#### AVAILABLE DATA
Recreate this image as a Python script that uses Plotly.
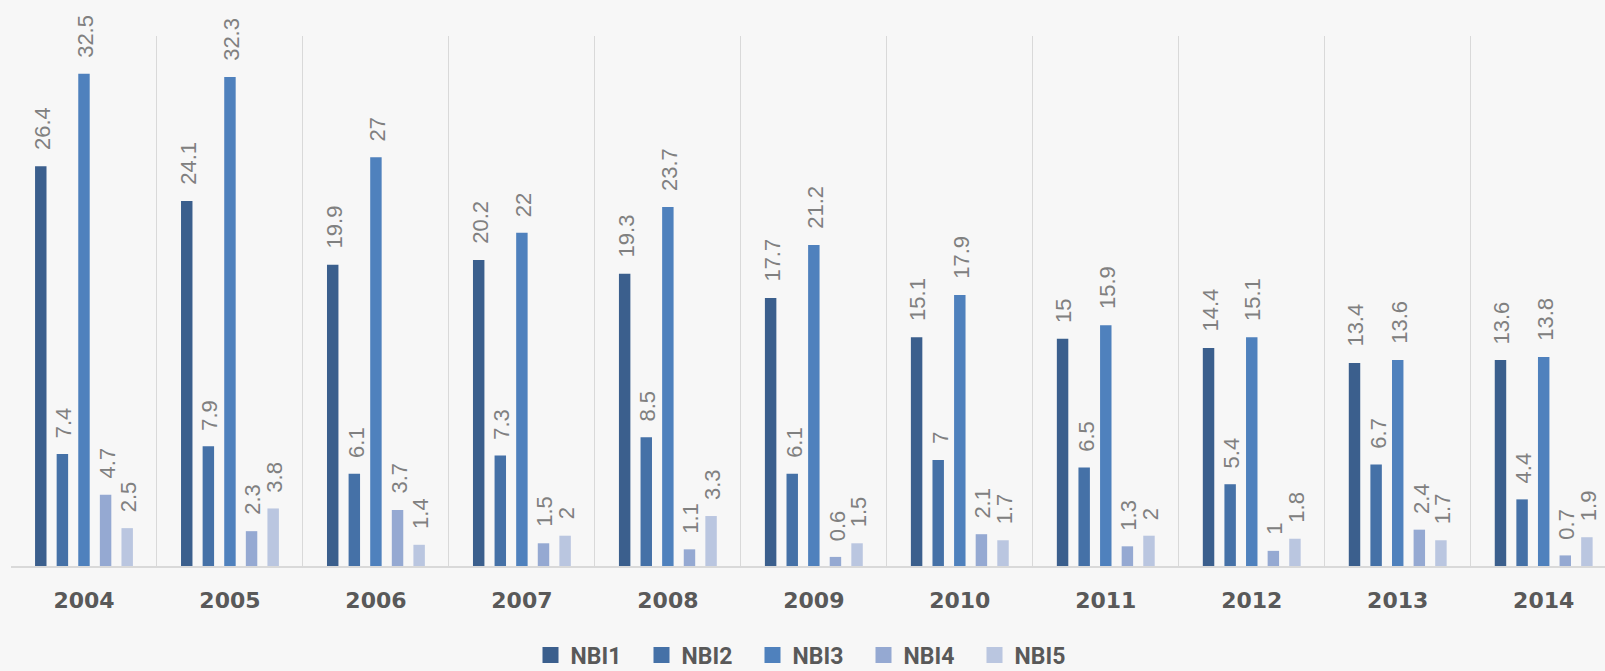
import plotly.graph_objects as go

years = ["2004", "2005", "2006", "2007", "2008", "2009", "2010", "2011", "2012", "2013", "2014"]
series_names = ["NBI1", "NBI2", "NBI3", "NBI4", "NBI5"]
nbi1 = [26.4, 24.1, 19.9, 20.2, 19.3, 17.7, 15.1, 15, 14.4, 13.4, 13.6]
nbi2 = [7.4, 7.9, 6.1, 7.3, 8.5, 6.1, 7, 6.5, 5.4, 6.7, 4.4]
nbi3 = [32.5, 32.3, 27, 22, 23.7, 21.2, 17.9, 15.9, 15.1, 13.6, 13.8]
nbi4 = [4.7, 2.3, 3.7, 1.5, 1.1, 0.6, 2.1, 1.3, 1, 2.4, 0.7]
nbi5 = [2.5, 3.8, 1.4, 2, 3.3, 1.5, 1.7, 2, 1.8, 1.7, 1.9]
series_values = [nbi1, nbi2, nbi3, nbi4, nbi5]
colors = ["#3B5F8D", "#4571A7", "#4F81BD", "#95A9D2", "#BAC6E0"]

W, H = 1605, 671
ML, MR, MT, MB = 11, 0, 36, 105
X_RANGE = [-0.5, 10.42]
BARGAP, BARGROUPGAP = 0.26, 0.47

fig = go.Figure()
n = len(series_names)
cat_px = (W - ML - MR) / (X_RANGE[1] - X_RANGE[0])
slot_px = cat_px * (1 - BARGAP) / n

annotations = []
for i, (name, vals, col) in enumerate(zip(series_names, series_values, colors)):
    fig.add_trace(go.Bar(
        x=years, y=vals, name=name, marker_color=col, marker_line_width=0,
        showlegend=False,
    ))
    # legend entry with a larger square swatch
    fig.add_trace(go.Scatter(
        x=[None], y=[None], mode="markers", name=name,
        marker=dict(symbol="square", size=16, color=col),
    ))
    for j, v in enumerate(vals):
        annotations.append(dict(
            x=j, y=v, xref="x", yref="y", text=f"{v:g}", showarrow=False,
            textangle=-90, yanchor="bottom", xanchor="center",
            xshift=(i - (n - 1) / 2) * slot_px + 1.5, yshift=14,
            font=dict(family="Liberation Sans, Arial, sans-serif", size=22, color="#808080"),
        ))

fig.update_layout(
    width=W, height=H,
    margin=dict(l=ML, r=MR, t=MT, b=MB, autoexpand=False),
    paper_bgcolor="#F7F7F7", plot_bgcolor="#F7F7F7",
    barmode="group", bargap=BARGAP, bargroupgap=BARGROUPGAP,
    showlegend=True,
    annotations=annotations,
    legend=dict(orientation="h", x=0.5, xanchor="center", y=-0.168, yanchor="middle",
                font=dict(family="Roboto, Liberation Sans, sans-serif", size=23, color="#595959", weight="bold"),
                entrywidth=66, entrywidthmode="pixels", itemwidth=30, bgcolor="rgba(0,0,0,0)"),
    xaxis=dict(type="category", range=X_RANGE, tickson="boundaries", automargin=False,
               showgrid=True, gridcolor="#D9D9D9", gridwidth=1.3,
               showline=True, linecolor="#D9D9D9", linewidth=2,
               ticks="", ticklabelstandoff=14,
               tickfont=dict(family="DejaVu Sans, sans-serif", size=22, color="#595959", weight="bold")),
    yaxis=dict(range=[0, 35], showgrid=False, showticklabels=False, zeroline=False, showline=False,
               automargin=False),
)

fig.write_html("out.html", config={"displayModeBar": False},
               post_script="document.body.style.margin='0';document.body.style.background='#F7F7F7';")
########
GOAL ▸ Omitting all images, print the listing exactly.

SOLUTION ▸
Recreate this image as a Python script that uses Plotly.
import plotly.graph_objects as go

years = ["2004", "2005", "2006", "2007", "2008", "2009", "2010", "2011", "2012", "2013", "2014"]
series_names = ["NBI1", "NBI2", "NBI3", "NBI4", "NBI5"]
nbi1 = [26.4, 24.1, 19.9, 20.2, 19.3, 17.7, 15.1, 15, 14.4, 13.4, 13.6]
nbi2 = [7.4, 7.9, 6.1, 7.3, 8.5, 6.1, 7, 6.5, 5.4, 6.7, 4.4]
nbi3 = [32.5, 32.3, 27, 22, 23.7, 21.2, 17.9, 15.9, 15.1, 13.6, 13.8]
nbi4 = [4.7, 2.3, 3.7, 1.5, 1.1, 0.6, 2.1, 1.3, 1, 2.4, 0.7]
nbi5 = [2.5, 3.8, 1.4, 2, 3.3, 1.5, 1.7, 2, 1.8, 1.7, 1.9]
series_values = [nbi1, nbi2, nbi3, nbi4, nbi5]
colors = ["#3B5F8D", "#4571A7", "#4F81BD", "#95A9D2", "#BAC6E0"]

W, H = 1605, 671
ML, MR, MT, MB = 11, 0, 36, 105
X_RANGE = [-0.5, 10.42]
BARGAP, BARGROUPGAP = 0.26, 0.47

fig = go.Figure()
n = len(series_names)
cat_px = (W - ML - MR) / (X_RANGE[1] - X_RANGE[0])
slot_px = cat_px * (1 - BARGAP) / n

annotations = []
for i, (name, vals, col) in enumerate(zip(series_names, series_values, colors)):
    fig.add_trace(go.Bar(
        x=years, y=vals, name=name, marker_color=col, marker_line_width=0,
        showlegend=False,
    ))
    # legend entry with a larger square swatch
    fig.add_trace(go.Scatter(
        x=[None], y=[None], mode="markers", name=name,
        marker=dict(symbol="square", size=16, color=col),
    ))
    for j, v in enumerate(vals):
        annotations.append(dict(
            x=j, y=v, xref="x", yref="y", text=f"{v:g}", showarrow=False,
            textangle=-90, yanchor="bottom", xanchor="center",
            xshift=(i - (n - 1) / 2) * slot_px + 1.5, yshift=14,
            font=dict(family="Liberation Sans, Arial, sans-serif", size=22, color="#808080"),
        ))

fig.update_layout(
    width=W, height=H,
    margin=dict(l=ML, r=MR, t=MT, b=MB, autoexpand=False),
    paper_bgcolor="#F7F7F7", plot_bgcolor="#F7F7F7",
    barmode="group", bargap=BARGAP, bargroupgap=BARGROUPGAP,
    showlegend=True,
    annotations=annotations,
    legend=dict(orientation="h", x=0.5, xanchor="center", y=-0.168, yanchor="middle",
                font=dict(family="Roboto, Liberation Sans, sans-serif", size=23, color="#595959", weight="bold"),
                entrywidth=66, entrywidthmode="pixels", itemwidth=30, bgcolor="rgba(0,0,0,0)"),
    xaxis=dict(type="category", range=X_RANGE, tickson="boundaries", automargin=False,
               showgrid=True, gridcolor="#D9D9D9", gridwidth=1.3,
               showline=True, linecolor="#D9D9D9", linewidth=2,
               ticks="", ticklabelstandoff=14,
               tickfont=dict(family="DejaVu Sans, sans-serif", size=22, color="#595959", weight="bold")),
    yaxis=dict(range=[0, 35], showgrid=False, showticklabels=False, zeroline=False, showline=False,
               automargin=False),
)

fig.write_html("out.html", config={"displayModeBar": False},
               post_script="document.body.style.margin='0';document.body.style.background='#F7F7F7';")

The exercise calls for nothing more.